### To do
For the entries below, copy exactly the line that contains "Give me the Bokeh source for this chart." through the line that contains "from bokeh.core.properties import value", both ends included, and exclude all pictures.

### Record extracts
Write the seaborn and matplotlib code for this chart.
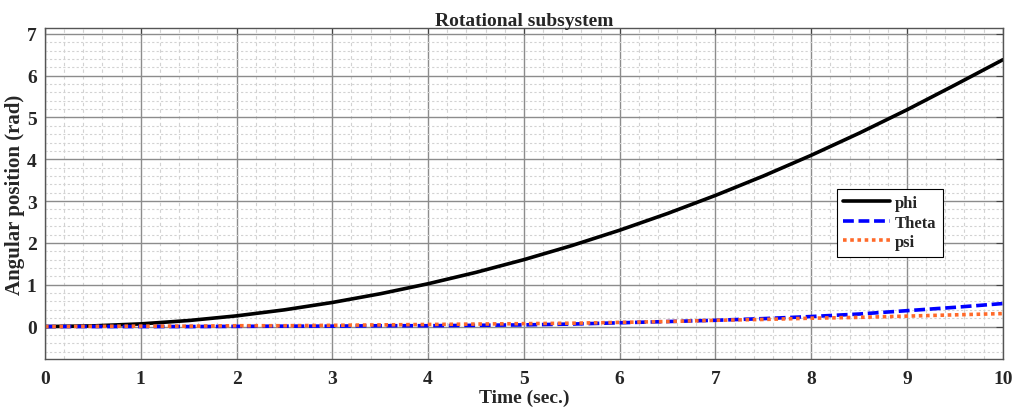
import numpy as np
import pandas as pd
import matplotlib
matplotlib.use("Agg")
import matplotlib.pyplot as plt
from matplotlib.ticker import MultipleLocator
import seaborn as sns

time = [0, 0.5, 1, 1.5, 2, 2.5, 3, 3.5, 4, 4.5, 5, 5.5, 6, 6.5, 7, 7.5, 8, 8.5, 9, 9.5, 10]
phi = [0, 0.016, 0.064, 0.144, 0.256, 0.40, 0.576, 0.784, 1.024, 1.296, 1.60, 1.936,
       2.304, 2.704, 3.136, 3.60, 4.096, 4.624, 5.184, 5.776, 6.38]
theta = [0, 0, 0, 0, 0.005, 0.01, 0.01, 0.02, 0.02, 0.03, 0.04, 0.06, 0.09, 0.12,
         0.15, 0.19, 0.24, 0.30, 0.38, 0.46, 0.55]
psi = [0, 0.005, 0.01, 0.01, 0.02, 0.02, 0.03, 0.04, 0.05, 0.06, 0.07, 0.08, 0.10,
       0.12, 0.15, 0.17, 0.20, 0.22, 0.25, 0.28, 0.31]
labels = ["phi", "Theta", "psi"]

sns.set_style("white")
plt.rcParams['font.family'] = ['Liberation Serif', 'DejaVu Serif']
plt.rcParams['font.weight'] = 'bold'

fig = plt.figure(figsize=(10.16, 4.14), dpi=100)
ax = fig.add_axes([0.0443, 0.130, 0.9427, 0.800])

sns.lineplot(x=time, y=phi, ax=ax, color='black', lw=2.6, label=labels[0])
sns.lineplot(x=time, y=theta, ax=ax, color='#0000ff', lw=2.6, label=labels[1])
sns.lineplot(x=time, y=psi, ax=ax, color='#ff6a2a', lw=2.6, label=labels[2])
ax.lines[1].set_dashes([3, 1.3])
ax.lines[2].set_dashes([1, 1])

ax.set_xlim(0, 10)
ax.set_ylim(-0.78, 7.14)
ax.xaxis.set_major_locator(MultipleLocator(1))
ax.yaxis.set_major_locator(MultipleLocator(1))
ax.xaxis.set_minor_locator(MultipleLocator(0.2))
ax.yaxis.set_minor_locator(MultipleLocator(0.2))
ax.grid(which='major', color='#8c8c8c', lw=1.0, ls='-')
ax.xaxis.grid(which='minor', color='#d2d2d2', lw=0.8, ls=(0, (3, 3)))
ax.yaxis.grid(which='minor', color='#d2d2d2', lw=0.8, ls=(0, (2, 2)))
ax.set_axisbelow(True)
ax.tick_params(which='both', direction='in', top=True, right=True, labelsize=14)
ax.tick_params(which='major', length=5, width=0.8, color='#444444', pad=8)
ax.tick_params(axis='y', which='major', pad=6)
ax.tick_params(which='minor', length=0)
for lab in ax.get_xticklabels() + ax.get_yticklabels():
    lab.set_fontweight('bold')
for s in ax.spines.values():
    s.set_color('#555555')
    s.set_linewidth(1.0)

ax.set_title("Rotational subsystem", fontsize=14, fontweight='bold', pad=2)
ax.set_xlabel("Time (sec.)", fontsize=14, fontweight='bold', labelpad=1)
ax.set_ylabel("Angular position (rad)", fontsize=15, fontweight='bold', labelpad=1)

leg = ax.legend(loc='upper left', bbox_to_anchor=(0.818, 0.54), frameon=True,
                fancybox=False, edgecolor='black', framealpha=1,
                prop={'weight': 'bold', 'size': 12}, handlelength=2.8,
                handletextpad=0.3, borderpad=0.4, labelspacing=0.2)
leg.get_frame().set_linewidth(0.8)

fig.savefig("out.png", dpi=100)
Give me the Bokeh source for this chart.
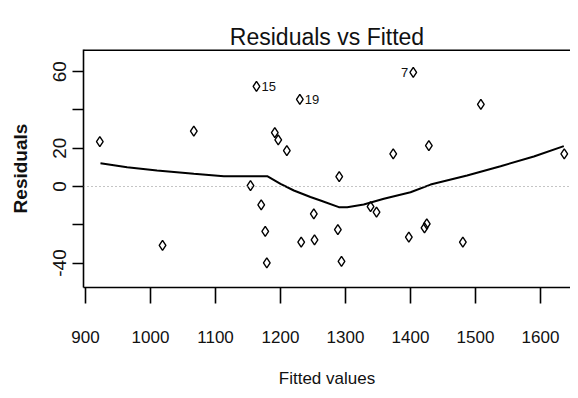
from bokeh.plotting import figure
from bokeh.models import Range1d, FixedTicker, LinearAxis, Span, ColumnDataSource
from bokeh.embed import file_html
from bokeh.resources import INLINE
from bokeh.core.properties import value

# ---- data ----
fitted = [922, 1066.6, 1018.5, 1163, 1229.7, 1191.2, 1196.5, 1209.7, 1153.8, 1170.3,
          1176.5, 1178.9, 1231.8, 1251.2, 1252.3, 1290.3, 1288.2, 1293.8, 1338.5, 1347.7,
          1373.4, 1404.2, 1428.2, 1397.4, 1421.5, 1425.0, 1480.5, 1508.2, 1636.5]
residuals = [23.5, 28.9, -30.8, 52.3, 45.5, 28.2, 24.4, 18.8, 0.5, -9.6,
             -23.5, -39.9, -29.1, -14.3, -27.9, 5.2, -22.6, -39.2, -10.5, -13.4,
             17.1, 59.6, 21.4, -26.5, -21.6, -19.5, -29.1, 42.9, 17.1]

label_x = [1163, 1229.7, 1404.2]
label_y = [52.3, 45.5, 59.6]
label_text = ["15", "19", "7"]
label_side = ["right", "right", "left"]

smooth_x = [923, 964, 1010, 1066.6, 1112.8, 1179.5, 1200, 1220.5, 1246, 1261.5,
            1289.7, 1302.6, 1328, 1359, 1400, 1430.8, 1487, 1538.5, 1589.7, 1635.8]
smooth_y = [12.2, 10.1, 8.4, 6.6, 5.4, 5.4, 1.4, -2.1, -5.5, -7.3,
            -10.8, -10.8, -9.4, -6.4, -3.0, 1.0, 5.7, 10.6, 15.7, 21.1]

x_ticks = [900, 1000, 1100, 1200, 1300, 1400, 1500, 1600]
y_ticks = [-40, -20, 0, 20, 40, 60]
y_tick_labels = ["-40", "", "0", "20", "", "60"]

title_text = "Residuals vs Fitted"
x_label = "Fitted values"
y_label = "Residuals"

SANS = "Liberation Sans"
X_START, X_END = 896.9, 1646.1
Y_START, Y_END = -52.8, 71.6

p = figure(width=570, height=390, title=title_text,
           x_range=Range1d(X_START, X_END), y_range=Range1d(Y_START, Y_END),
           output_backend="svg", toolbar_location=None,
           min_border_left=83, min_border_right=0, min_border_top=49, min_border_bottom=103,
           x_axis_type=None, y_axis_type=None)
p.outline_line_color = None
p.background_fill_color = "white"
p.border_fill_color = "white"

p.title.align = "center"
p.title.text_font = SANS
p.title.text_font_size = "23px"
p.title.text_font_style = "normal"
p.title.text_color = "#111111"
p.title.standoff = 0

# bottom axis
xa = LinearAxis(ticker=FixedTicker(ticks=x_ticks), axis_label=x_label)
xa.axis_line_width = 1.6
xa.major_tick_line_width = 1.6
xa.major_tick_out = 16
xa.major_tick_in = 0
xa.minor_tick_line_color = None
xa.major_label_standoff = 27
xa.major_label_text_font = SANS
xa.major_label_text_font_size = "17px"
xa.major_label_text_color = "#111111"
xa.axis_label_text_font = SANS
xa.axis_label_text_font_size = "17px"
xa.axis_label_text_font_style = "normal"
xa.axis_label_standoff = 23
xa.axis_label_text_color = "#111111"
p.add_layout(xa, "below")

# left axis
ya = LinearAxis(ticker=FixedTicker(ticks=y_ticks), axis_label=y_label)
ya.major_label_overrides = {t: s for t, s in zip(y_ticks, y_tick_labels)}
ya.major_label_orientation = "vertical"
ya.axis_line_width = 1.6
ya.major_tick_line_width = 1.6
ya.major_tick_out = 11
ya.major_tick_in = 0
ya.minor_tick_line_color = None
ya.major_label_standoff = 6
ya.major_label_text_font = SANS
ya.major_label_text_font_size = "19px"
ya.major_label_text_color = "#111111"
ya.axis_label_text_font = SANS
ya.axis_label_text_font_size = "19px"
ya.axis_label_text_font_style = "bold"
ya.axis_label_standoff = 20
ya.axis_label_text_color = "#111111"
p.add_layout(ya, "left")

# top border line of the box
p.add_layout(Span(location=Y_END, dimension="width", line_color="black", line_width=3))

# zero reference line
p.add_layout(Span(location=0, dimension="width", line_color="#8a8a8a",
                  line_dash="1 3", line_width=1.2))

# smoother
p.line(smooth_x, smooth_y, line_color="black", line_width=2)

# points
p.scatter(fitted, residuals, marker="diamond", size=10, fill_color=None,
          line_color="black", line_width=1.4)

# point id labels
for lx, ly, lt, side in zip(label_x, label_y, label_text, label_side):
    src = ColumnDataSource(dict(x=[lx], y=[ly], t=[lt]))
    p.text(x="x", y="y", text="t", source=src,
           x_offset=5 if side == "right" else -5,
           text_align="left" if side == "right" else "right",
           text_baseline="middle", text_font=value(SANS),
           text_font_size="13px", text_color="#111111")

open("out.html", "w").write(file_html(p, INLINE))
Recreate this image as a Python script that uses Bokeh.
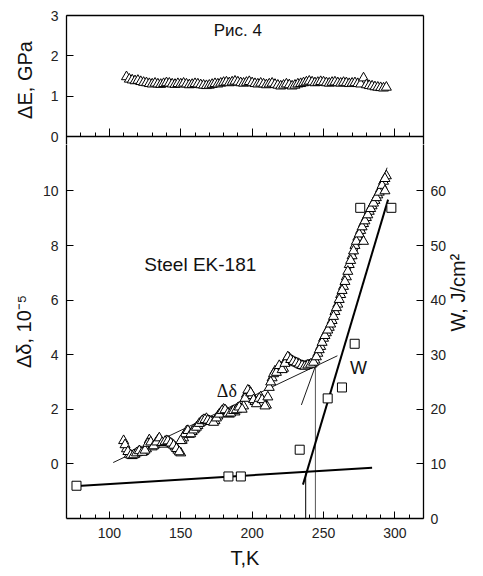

### Full output
Give me the Bokeh source for this chart.
from bokeh.plotting import figure
from bokeh.models import Range1d, FixedTicker, LinearAxis, Span, ColumnDataSource
from bokeh.embed import file_html
from bokeh.resources import INLINE
from bokeh.core.properties import value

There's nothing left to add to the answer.